Well, this was an experience. Code Geass R2 is above all a boisterous and exuberant show. The energy level of this series is astonishingly high, and it surprisingly maintains this over a full 25 episodes.
By and large, R2 remains faithful to the spirit of its predecessor. The animation has been marginally improved – while the material doesn’t lend itself to truly showing off the benefits of HR, the shift is still more than welcome. Character designs retain the same elongated forms; while this has drawn some criticism and may have been chosen to reduce costs, it’s a defensible visual style and never looks cheap. Special effects are employed extensively for special powers and robot weaponry, and to good effect, but the series strikes a good balance and doesn’t let them overwhelm the rest of the animation, at least outside of battle scenes. The voice acting has retained its quality, and the show has done very well to find distinctive voices for new or expanded characters; to have individual and representative voices for a cast this large is no mean feat, but Code Geass R2 has managed it superbly. The music is well chosen, though the price of the distinctive character of the opening and ending themes is that they occasionally clash with the tone of a particular episode; however, this decision pays off handsomely in the episodes where they do fit.

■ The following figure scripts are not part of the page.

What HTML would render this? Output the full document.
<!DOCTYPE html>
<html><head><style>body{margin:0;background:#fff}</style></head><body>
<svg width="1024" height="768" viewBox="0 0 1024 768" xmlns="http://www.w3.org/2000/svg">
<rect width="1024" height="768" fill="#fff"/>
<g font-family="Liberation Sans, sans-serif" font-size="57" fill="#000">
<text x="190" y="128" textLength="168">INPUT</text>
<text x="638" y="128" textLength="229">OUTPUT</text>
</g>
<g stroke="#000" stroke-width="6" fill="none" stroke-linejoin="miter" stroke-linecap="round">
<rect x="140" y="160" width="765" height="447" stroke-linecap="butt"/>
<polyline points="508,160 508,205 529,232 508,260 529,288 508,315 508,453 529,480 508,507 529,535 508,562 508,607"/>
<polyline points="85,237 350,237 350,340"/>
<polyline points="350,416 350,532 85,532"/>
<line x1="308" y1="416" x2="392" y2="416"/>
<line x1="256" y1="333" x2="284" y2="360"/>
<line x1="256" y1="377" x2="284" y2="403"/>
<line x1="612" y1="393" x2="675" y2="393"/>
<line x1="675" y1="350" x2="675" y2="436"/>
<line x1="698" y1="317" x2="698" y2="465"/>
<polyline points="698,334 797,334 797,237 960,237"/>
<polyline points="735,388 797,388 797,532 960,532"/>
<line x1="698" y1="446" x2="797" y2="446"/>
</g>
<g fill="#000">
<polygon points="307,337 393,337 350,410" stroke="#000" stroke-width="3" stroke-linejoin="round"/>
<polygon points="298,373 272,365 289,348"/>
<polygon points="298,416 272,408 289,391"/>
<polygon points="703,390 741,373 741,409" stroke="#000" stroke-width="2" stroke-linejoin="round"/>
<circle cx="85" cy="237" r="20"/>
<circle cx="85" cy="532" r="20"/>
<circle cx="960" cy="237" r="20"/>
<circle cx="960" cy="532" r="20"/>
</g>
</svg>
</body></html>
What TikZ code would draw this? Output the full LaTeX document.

The greatest weakness of this show is in characterisation; while Lelouch himself manages to be believable (in his motives if not his abilities) and is developed superbly through the series, even the basic motivations of the rest of the main cast can seem flimsy, while those of some minor characters seem to be lacking altogether. This is perhaps a predictable result of the large cast and a fast-moving plot which leaves little time for character development episodes, but can still grate at times. In particular, many possible romances are hinted at just enough to tease, but never taken far enough to even confirm their existence, yet alone offer any resolution.
The story has been affectionately (and perhaps not so affectionately) described as a “trainwreck”; the plot executes a series of dazzling twists that range from mildly silly to utterly ludicrous. A viewer who tried to predict the way the plot was going based on what seemed important five episodes ago would doubtless become incredibly frustrated and give up in short order. But for a viewer who’s willing to suspend disbelief, sit back, and go where the series takes them, it’s an exhilarating ride – though I do fear the reliance on convoluted and unpredictable twists means the replay value would be small, with a large number of plot holes that would expose themselves to a viewer who knew what was coming next.

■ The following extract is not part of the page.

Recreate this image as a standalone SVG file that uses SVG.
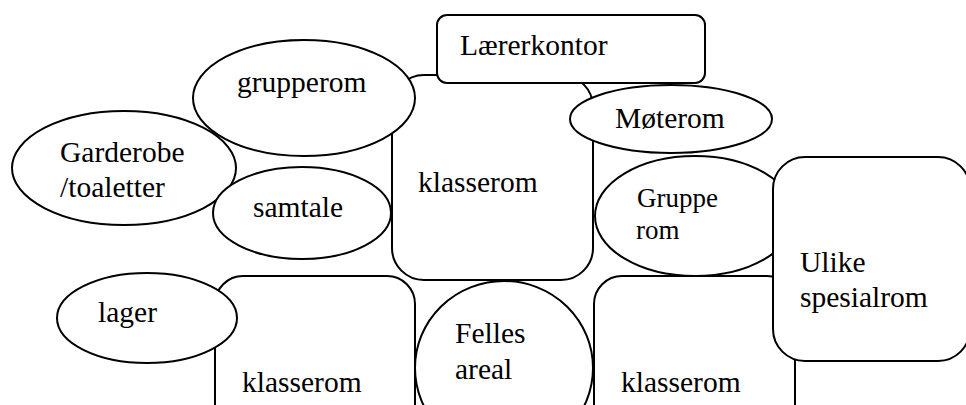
<svg xmlns="http://www.w3.org/2000/svg" width="966" height="405" viewBox="0 0 966 405">
<style>
.s{fill:#fff;stroke:#000;stroke-width:2}
.t{font-family:'Liberation Serif','Times New Roman',serif;font-size:29.5px;fill:#000}
.t2{font-family:'Liberation Serif','Times New Roman',serif;font-size:27px;fill:#000}
</style>
<rect width="966" height="405" fill="#fff"/>
<g id="klasserom-midt"><rect class="s" x="392" y="75" width="201" height="205" rx="32"/><text class="t" x="418" y="192">klasserom</text></g>
<g id="laererkontor"><rect class="s" x="437" y="15" width="268" height="68" rx="10"/><text class="t" x="460" y="55">Lærerkontor</text></g>
<g id="garderobe"><ellipse class="s" cx="124" cy="168" rx="112" ry="57"/><text class="t" x="60" y="162">Garderobe</text><text class="t" x="60" y="197">/toaletter</text></g>
<g id="grupperom"><ellipse class="s" cx="304" cy="98" rx="111" ry="58"/><text class="t" x="237" y="92">grupperom</text></g>
<g id="samtale"><ellipse class="s" cx="302" cy="213" rx="89" ry="46"/><text class="t" x="253" y="217">samtale</text></g>
<g id="moterom"><ellipse class="s" cx="671" cy="119" rx="101" ry="34"/><text class="t" x="615" y="128">Møterom</text></g>
<g id="grupperom2"><ellipse class="s" cx="695" cy="216" rx="100" ry="60"/><text class="t2" x="637" y="207">Gruppe</text><text class="t2" x="636" y="239">rom</text></g>
<g id="klasserom-venstre"><rect class="s" x="215" y="276" width="200" height="180" rx="28"/><text class="t" x="242" y="392">klasserom</text></g>
<g id="lager"><ellipse class="s" cx="147" cy="318" rx="90" ry="45"/><text class="t" x="98" y="322">lager</text></g>
<g id="felles-areal"><ellipse class="s" cx="504" cy="368" rx="89" ry="87"/><text class="t" x="455" y="343">Felles</text><text class="t" x="455" y="379">areal</text></g>
<g id="klasserom-hoyre"><rect class="s" x="594" y="276" width="201" height="180" rx="28"/><text class="t" x="621" y="392">klasserom</text></g>
<g id="ulike-spesialrom"><rect class="s" x="773" y="157" width="197" height="204" rx="32"/><text class="t" x="800" y="272">Ulike</text><text class="t" x="800" y="307">spesialrom</text></g>
<g id="connectors"></g>
</svg>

On a first viewing, Code Geass R2 is close to flawless – for the kind of series it has made itself. The only thing it has lost on the original series is any tendency to take itself seriously, and the show is much better off without it. Substantial chunks of plot are there for no reason other than giving the fans what they want, and the objectives seem to change with every episode, but doing this allows this series to keep its momentum up throughout the middle section where the original struggled somewhat.
I would say that this show demands a certain viewer mindset, and this is true, but anyone who hasn’t given up in disgust after a handful of episodes is likely to have developed it. While it remains to be seen whether Code Geass R2′s unique style will become an influential part of anime history or be forgotten in time, it is undeniably an immensely enjoyable show to watch.